**Stated goal**
Give a verbatim copy of the lines below, minus the pictures.

**Dataset excerpt**
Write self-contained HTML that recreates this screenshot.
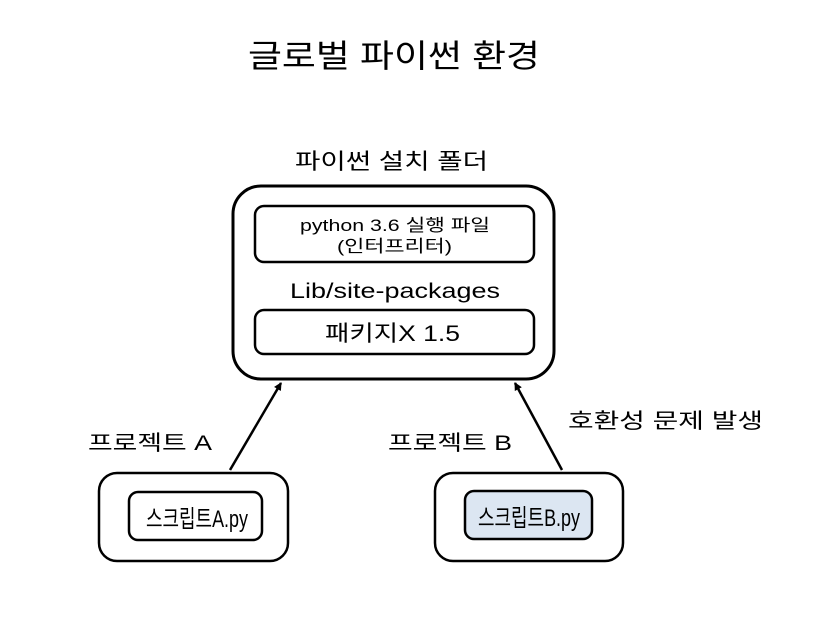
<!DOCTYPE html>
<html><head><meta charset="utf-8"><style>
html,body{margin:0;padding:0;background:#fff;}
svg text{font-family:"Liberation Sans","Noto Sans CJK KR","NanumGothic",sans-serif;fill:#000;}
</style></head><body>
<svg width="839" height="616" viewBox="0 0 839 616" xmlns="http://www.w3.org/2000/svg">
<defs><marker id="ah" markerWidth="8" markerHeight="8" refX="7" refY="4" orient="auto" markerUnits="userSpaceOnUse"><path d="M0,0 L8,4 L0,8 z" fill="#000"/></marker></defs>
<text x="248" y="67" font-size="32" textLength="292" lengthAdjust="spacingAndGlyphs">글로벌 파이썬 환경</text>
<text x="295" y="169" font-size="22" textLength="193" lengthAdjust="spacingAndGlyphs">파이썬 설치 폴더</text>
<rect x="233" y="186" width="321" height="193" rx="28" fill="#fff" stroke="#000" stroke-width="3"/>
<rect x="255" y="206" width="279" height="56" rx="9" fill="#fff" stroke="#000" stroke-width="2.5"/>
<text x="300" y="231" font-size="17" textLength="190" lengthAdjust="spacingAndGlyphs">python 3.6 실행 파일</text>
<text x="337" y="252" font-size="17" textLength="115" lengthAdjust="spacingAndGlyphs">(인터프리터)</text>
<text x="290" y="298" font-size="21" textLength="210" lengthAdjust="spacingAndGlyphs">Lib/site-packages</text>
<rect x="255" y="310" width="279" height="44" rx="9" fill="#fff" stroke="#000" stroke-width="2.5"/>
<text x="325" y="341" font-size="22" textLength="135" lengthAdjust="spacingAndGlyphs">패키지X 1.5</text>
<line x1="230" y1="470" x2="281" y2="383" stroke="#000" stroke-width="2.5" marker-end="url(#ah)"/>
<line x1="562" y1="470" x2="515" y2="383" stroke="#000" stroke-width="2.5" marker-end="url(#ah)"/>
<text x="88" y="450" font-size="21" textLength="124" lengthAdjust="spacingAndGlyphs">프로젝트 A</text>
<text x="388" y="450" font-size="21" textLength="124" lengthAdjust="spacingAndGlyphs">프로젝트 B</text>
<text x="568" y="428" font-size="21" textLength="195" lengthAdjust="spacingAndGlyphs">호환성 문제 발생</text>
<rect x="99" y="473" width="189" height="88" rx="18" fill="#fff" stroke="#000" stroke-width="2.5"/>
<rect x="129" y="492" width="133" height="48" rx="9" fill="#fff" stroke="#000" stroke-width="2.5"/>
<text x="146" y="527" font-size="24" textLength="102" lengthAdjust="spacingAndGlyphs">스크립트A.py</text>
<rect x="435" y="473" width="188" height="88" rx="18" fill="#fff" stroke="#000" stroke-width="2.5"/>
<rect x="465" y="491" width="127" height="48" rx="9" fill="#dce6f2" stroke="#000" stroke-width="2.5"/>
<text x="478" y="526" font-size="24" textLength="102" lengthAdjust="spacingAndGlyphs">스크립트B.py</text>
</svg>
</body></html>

**In response**
Write self-contained HTML that recreates this screenshot.
<!DOCTYPE html>
<html><head><meta charset="utf-8"><style>
html,body{margin:0;padding:0;background:#fff;}
svg text{font-family:"Liberation Sans","Noto Sans CJK KR","NanumGothic",sans-serif;fill:#000;}
</style></head><body>
<svg width="839" height="616" viewBox="0 0 839 616" xmlns="http://www.w3.org/2000/svg">
<defs><marker id="ah" markerWidth="8" markerHeight="8" refX="7" refY="4" orient="auto" markerUnits="userSpaceOnUse"><path d="M0,0 L8,4 L0,8 z" fill="#000"/></marker></defs>
<text x="248" y="67" font-size="32" textLength="292" lengthAdjust="spacingAndGlyphs">글로벌 파이썬 환경</text>
<text x="295" y="169" font-size="22" textLength="193" lengthAdjust="spacingAndGlyphs">파이썬 설치 폴더</text>
<rect x="233" y="186" width="321" height="193" rx="28" fill="#fff" stroke="#000" stroke-width="3"/>
<rect x="255" y="206" width="279" height="56" rx="9" fill="#fff" stroke="#000" stroke-width="2.5"/>
<text x="300" y="231" font-size="17" textLength="190" lengthAdjust="spacingAndGlyphs">python 3.6 실행 파일</text>
<text x="337" y="252" font-size="17" textLength="115" lengthAdjust="spacingAndGlyphs">(인터프리터)</text>
<text x="290" y="298" font-size="21" textLength="210" lengthAdjust="spacingAndGlyphs">Lib/site-packages</text>
<rect x="255" y="310" width="279" height="44" rx="9" fill="#fff" stroke="#000" stroke-width="2.5"/>
<text x="325" y="341" font-size="22" textLength="135" lengthAdjust="spacingAndGlyphs">패키지X 1.5</text>
<line x1="230" y1="470" x2="281" y2="383" stroke="#000" stroke-width="2.5" marker-end="url(#ah)"/>
<line x1="562" y1="470" x2="515" y2="383" stroke="#000" stroke-width="2.5" marker-end="url(#ah)"/>
<text x="88" y="450" font-size="21" textLength="124" lengthAdjust="spacingAndGlyphs">프로젝트 A</text>
<text x="388" y="450" font-size="21" textLength="124" lengthAdjust="spacingAndGlyphs">프로젝트 B</text>
<text x="568" y="428" font-size="21" textLength="195" lengthAdjust="spacingAndGlyphs">호환성 문제 발생</text>
<rect x="99" y="473" width="189" height="88" rx="18" fill="#fff" stroke="#000" stroke-width="2.5"/>
<rect x="129" y="492" width="133" height="48" rx="9" fill="#fff" stroke="#000" stroke-width="2.5"/>
<text x="146" y="527" font-size="24" textLength="102" lengthAdjust="spacingAndGlyphs">스크립트A.py</text>
<rect x="435" y="473" width="188" height="88" rx="18" fill="#fff" stroke="#000" stroke-width="2.5"/>
<rect x="465" y="491" width="127" height="48" rx="9" fill="#dce6f2" stroke="#000" stroke-width="2.5"/>
<text x="478" y="526" font-size="24" textLength="102" lengthAdjust="spacingAndGlyphs">스크립트B.py</text>
</svg>
</body></html>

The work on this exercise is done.